Thursday, August 19, 2010

Improving Your Photography Through a Committed Relationship

Paper bikes
So you want to improve your photography?  Here is a tip; your photography will improve through a committed relationship!  The relationship I am talking about is not a relationship with your wife, husband, boyfriend or girlfriend, but a relationship with your camera, and more specifically with a particular lens.
Green Suits
Many of us have a camera and several lenses.  There is a good chance that our lens kit includes more zoom lenses than prime lens (fixed focal length like a 50mm).  Continuing with the metaphor of a relationship with another person, zoom lenses can offer a good relationship, but there is some focal length in the range of that zoom that feels as though it is dealing with a cheating partner.  In other words, if you are shooting with a 24-105mm lens, 85mm feels cheated as you zip around between the very attractive 24mm and the cozy 105mm.  In the mean time, you have not fully realized all the benefits of a close and enduring relationship with 85mm.
Abu Dhabi Bike
My recommendation is to stop cheating…at least for a while.  Snapping on a prime lens, and leaving it there, is the best way to keep yourself from cheating and develop a committed relationship.  The idea is to stick to one lens (and one focal length) until you have mastered it.  By sticking to a single lens and focal length, and experimenting with it at the extremes of it’s capability, you will more quickly advance your skills.
Toeing the Line
While any prime lens will yield the same advances, I recommend a 50mm.  A 50mm lens is about the closest representation of what you actually see and makes critiquing your work a simpler task.  If you don’t have a 50mm lens, go get one.  For Canon shooters, this is about as cheap as it gets.  A new 50mm f1.8 II goes for under $100 and can be found used for as low as $50.  And by the way, this is a super sharp lens, is not imposing to your subjects (particularly if they are the eating, breathing, sleeping type).

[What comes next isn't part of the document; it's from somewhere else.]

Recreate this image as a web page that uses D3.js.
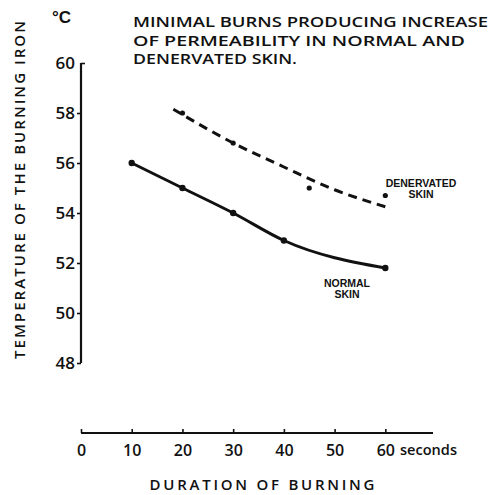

During your period of monogamy, don’t take the 50mm off your camera even though the temptation may seem unbearable.  You will benefit from your committed relationship.
The photographs featured in this post are some street photography from Abu Dhabi, UAE.  All were taken with the Canon 50mm f1.8 II mounted to a Canon 5D.  The second shot, of the gardeners, was the most fun.  As I walked along the Corniche in Abu Dhabi, they were sitting on a bench relaxing and telling stories.  I asked if I could take a photograph, and they became very excited.  Sometimes just asking is all it takes.  They were very pleased to see themselves on the display screen of my camera.  The photograph also adds to the story I have been telling regarding immigrant labor in the UAE.  Click on the tags at the right to see more.
Have fun, and go make some great photography.